▶ [WHAT YOU SHOULD DO]
Your task is to reproduce, verbatim and without pictures, the lines from the opening of the listing through the line containing "return sum(W_CHARS.get(ch, 500)".

▶ [INFORMATION SUPPLIED]
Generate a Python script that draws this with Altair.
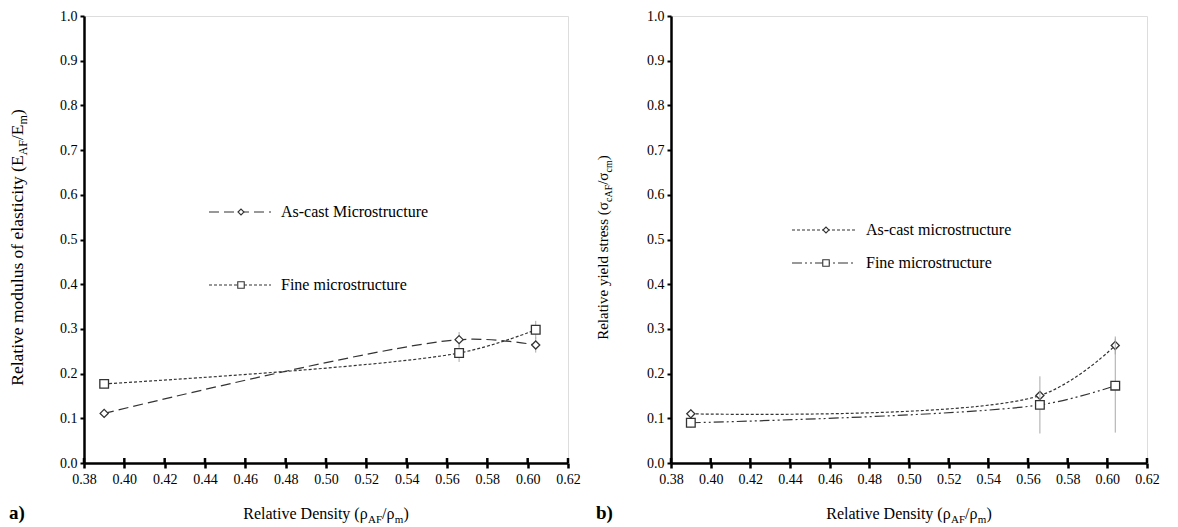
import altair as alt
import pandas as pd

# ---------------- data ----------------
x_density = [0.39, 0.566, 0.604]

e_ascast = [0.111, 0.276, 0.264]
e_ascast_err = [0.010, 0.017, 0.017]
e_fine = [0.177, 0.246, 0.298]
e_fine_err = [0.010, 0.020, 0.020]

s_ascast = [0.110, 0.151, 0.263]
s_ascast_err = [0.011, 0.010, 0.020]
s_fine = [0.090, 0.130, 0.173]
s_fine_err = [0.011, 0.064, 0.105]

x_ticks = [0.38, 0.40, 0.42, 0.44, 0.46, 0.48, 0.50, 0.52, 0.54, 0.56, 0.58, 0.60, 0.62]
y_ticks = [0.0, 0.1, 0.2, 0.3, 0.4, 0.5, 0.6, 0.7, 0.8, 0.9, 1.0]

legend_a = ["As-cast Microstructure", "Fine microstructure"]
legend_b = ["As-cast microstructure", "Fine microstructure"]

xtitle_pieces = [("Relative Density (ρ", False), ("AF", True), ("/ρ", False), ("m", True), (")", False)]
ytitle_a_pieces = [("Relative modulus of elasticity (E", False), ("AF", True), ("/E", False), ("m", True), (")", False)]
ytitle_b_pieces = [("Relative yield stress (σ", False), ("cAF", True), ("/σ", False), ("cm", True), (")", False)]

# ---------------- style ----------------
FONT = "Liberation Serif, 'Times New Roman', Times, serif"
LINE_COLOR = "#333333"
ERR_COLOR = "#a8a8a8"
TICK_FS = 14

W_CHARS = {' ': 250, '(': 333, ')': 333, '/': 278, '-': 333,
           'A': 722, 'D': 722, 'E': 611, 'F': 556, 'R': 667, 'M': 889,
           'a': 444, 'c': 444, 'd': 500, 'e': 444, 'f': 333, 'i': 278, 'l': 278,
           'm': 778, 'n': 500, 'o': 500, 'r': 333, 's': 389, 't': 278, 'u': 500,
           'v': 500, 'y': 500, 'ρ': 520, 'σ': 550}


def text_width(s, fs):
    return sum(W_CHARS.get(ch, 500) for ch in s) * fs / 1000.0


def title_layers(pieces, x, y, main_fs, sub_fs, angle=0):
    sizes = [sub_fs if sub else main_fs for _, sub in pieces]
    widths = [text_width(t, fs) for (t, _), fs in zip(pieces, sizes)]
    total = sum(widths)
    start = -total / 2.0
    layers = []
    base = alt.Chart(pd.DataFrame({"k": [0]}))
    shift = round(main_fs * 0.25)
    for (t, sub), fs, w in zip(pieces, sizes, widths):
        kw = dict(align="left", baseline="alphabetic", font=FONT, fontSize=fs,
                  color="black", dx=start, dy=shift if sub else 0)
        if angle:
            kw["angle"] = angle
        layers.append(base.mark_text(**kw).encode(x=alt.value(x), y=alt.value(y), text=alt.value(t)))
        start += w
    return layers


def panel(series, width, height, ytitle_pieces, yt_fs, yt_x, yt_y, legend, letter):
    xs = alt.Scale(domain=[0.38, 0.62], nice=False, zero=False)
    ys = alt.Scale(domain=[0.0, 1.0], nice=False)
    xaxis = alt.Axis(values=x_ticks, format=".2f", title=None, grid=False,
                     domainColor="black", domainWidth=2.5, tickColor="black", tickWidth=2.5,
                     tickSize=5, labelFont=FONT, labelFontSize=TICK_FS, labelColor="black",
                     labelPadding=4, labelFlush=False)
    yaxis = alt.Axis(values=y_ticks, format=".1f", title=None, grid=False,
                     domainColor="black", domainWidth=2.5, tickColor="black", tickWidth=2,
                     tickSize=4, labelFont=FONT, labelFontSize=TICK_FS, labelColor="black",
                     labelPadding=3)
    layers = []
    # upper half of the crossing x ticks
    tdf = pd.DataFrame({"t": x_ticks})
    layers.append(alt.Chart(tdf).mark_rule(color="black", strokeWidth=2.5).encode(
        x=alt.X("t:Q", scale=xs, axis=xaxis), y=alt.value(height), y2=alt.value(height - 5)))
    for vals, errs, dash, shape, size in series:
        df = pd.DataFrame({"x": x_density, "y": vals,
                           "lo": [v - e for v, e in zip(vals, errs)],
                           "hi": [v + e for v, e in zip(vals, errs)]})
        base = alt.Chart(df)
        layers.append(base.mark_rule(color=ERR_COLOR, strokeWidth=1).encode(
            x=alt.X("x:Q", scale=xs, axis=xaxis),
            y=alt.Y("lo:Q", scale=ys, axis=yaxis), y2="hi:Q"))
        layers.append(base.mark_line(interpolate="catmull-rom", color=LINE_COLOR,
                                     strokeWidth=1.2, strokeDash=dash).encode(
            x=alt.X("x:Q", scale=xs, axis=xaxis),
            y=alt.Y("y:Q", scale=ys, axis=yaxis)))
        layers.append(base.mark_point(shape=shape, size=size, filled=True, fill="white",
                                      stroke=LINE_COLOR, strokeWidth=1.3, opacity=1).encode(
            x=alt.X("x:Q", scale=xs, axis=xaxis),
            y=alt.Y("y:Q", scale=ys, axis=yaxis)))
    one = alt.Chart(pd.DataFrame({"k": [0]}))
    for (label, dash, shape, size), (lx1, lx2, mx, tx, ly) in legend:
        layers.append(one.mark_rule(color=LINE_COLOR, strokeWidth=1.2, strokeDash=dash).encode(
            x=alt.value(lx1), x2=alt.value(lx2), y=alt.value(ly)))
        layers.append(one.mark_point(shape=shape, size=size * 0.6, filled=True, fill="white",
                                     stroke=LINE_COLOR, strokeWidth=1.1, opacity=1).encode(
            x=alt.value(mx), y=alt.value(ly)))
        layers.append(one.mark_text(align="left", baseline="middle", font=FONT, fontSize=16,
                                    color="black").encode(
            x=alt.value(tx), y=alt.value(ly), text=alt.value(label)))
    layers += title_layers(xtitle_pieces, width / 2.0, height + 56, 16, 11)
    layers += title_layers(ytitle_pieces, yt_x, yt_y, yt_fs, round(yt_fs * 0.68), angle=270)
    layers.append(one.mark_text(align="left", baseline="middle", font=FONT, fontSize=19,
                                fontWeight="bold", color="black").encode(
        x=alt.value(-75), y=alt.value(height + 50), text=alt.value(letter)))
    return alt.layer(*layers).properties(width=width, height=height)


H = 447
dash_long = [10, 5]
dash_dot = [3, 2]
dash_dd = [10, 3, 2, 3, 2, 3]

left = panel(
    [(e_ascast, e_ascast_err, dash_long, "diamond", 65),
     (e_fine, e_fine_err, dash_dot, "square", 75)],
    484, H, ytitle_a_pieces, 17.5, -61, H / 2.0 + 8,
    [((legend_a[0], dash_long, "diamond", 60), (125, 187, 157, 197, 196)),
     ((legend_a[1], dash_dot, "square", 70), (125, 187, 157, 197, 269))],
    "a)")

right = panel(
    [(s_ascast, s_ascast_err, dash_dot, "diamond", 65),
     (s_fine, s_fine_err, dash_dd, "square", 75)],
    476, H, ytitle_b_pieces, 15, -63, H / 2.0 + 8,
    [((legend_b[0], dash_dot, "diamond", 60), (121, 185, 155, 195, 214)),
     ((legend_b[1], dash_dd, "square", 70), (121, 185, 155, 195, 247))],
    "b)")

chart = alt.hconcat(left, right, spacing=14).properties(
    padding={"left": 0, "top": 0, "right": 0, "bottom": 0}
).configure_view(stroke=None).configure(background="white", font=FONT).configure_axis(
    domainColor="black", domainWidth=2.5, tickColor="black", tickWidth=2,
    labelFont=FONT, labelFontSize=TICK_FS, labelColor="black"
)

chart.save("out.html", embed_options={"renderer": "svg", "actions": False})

▶ [TASK RESPONSE]
Generate a Python script that draws this with Altair.
import altair as alt
import pandas as pd

# ---------------- data ----------------
x_density = [0.39, 0.566, 0.604]

e_ascast = [0.111, 0.276, 0.264]
e_ascast_err = [0.010, 0.017, 0.017]
e_fine = [0.177, 0.246, 0.298]
e_fine_err = [0.010, 0.020, 0.020]

s_ascast = [0.110, 0.151, 0.263]
s_ascast_err = [0.011, 0.010, 0.020]
s_fine = [0.090, 0.130, 0.173]
s_fine_err = [0.011, 0.064, 0.105]

x_ticks = [0.38, 0.40, 0.42, 0.44, 0.46, 0.48, 0.50, 0.52, 0.54, 0.56, 0.58, 0.60, 0.62]
y_ticks = [0.0, 0.1, 0.2, 0.3, 0.4, 0.5, 0.6, 0.7, 0.8, 0.9, 1.0]

legend_a = ["As-cast Microstructure", "Fine microstructure"]
legend_b = ["As-cast microstructure", "Fine microstructure"]

xtitle_pieces = [("Relative Density (ρ", False), ("AF", True), ("/ρ", False), ("m", True), (")", False)]
ytitle_a_pieces = [("Relative modulus of elasticity (E", False), ("AF", True), ("/E", False), ("m", True), (")", False)]
ytitle_b_pieces = [("Relative yield stress (σ", False), ("cAF", True), ("/σ", False), ("cm", True), (")", False)]

# ---------------- style ----------------
FONT = "Liberation Serif, 'Times New Roman', Times, serif"
LINE_COLOR = "#333333"
ERR_COLOR = "#a8a8a8"
TICK_FS = 14

W_CHARS = {' ': 250, '(': 333, ')': 333, '/': 278, '-': 333,
           'A': 722, 'D': 722, 'E': 611, 'F': 556, 'R': 667, 'M': 889,
           'a': 444, 'c': 444, 'd': 500, 'e': 444, 'f': 333, 'i': 278, 'l': 278,
           'm': 778, 'n': 500, 'o': 500, 'r': 333, 's': 389, 't': 278, 'u': 500,
           'v': 500, 'y': 500, 'ρ': 520, 'σ': 550}


def text_width(s, fs):
    return sum(W_CHARS.get(ch, 500) for ch in s) * fs / 1000.0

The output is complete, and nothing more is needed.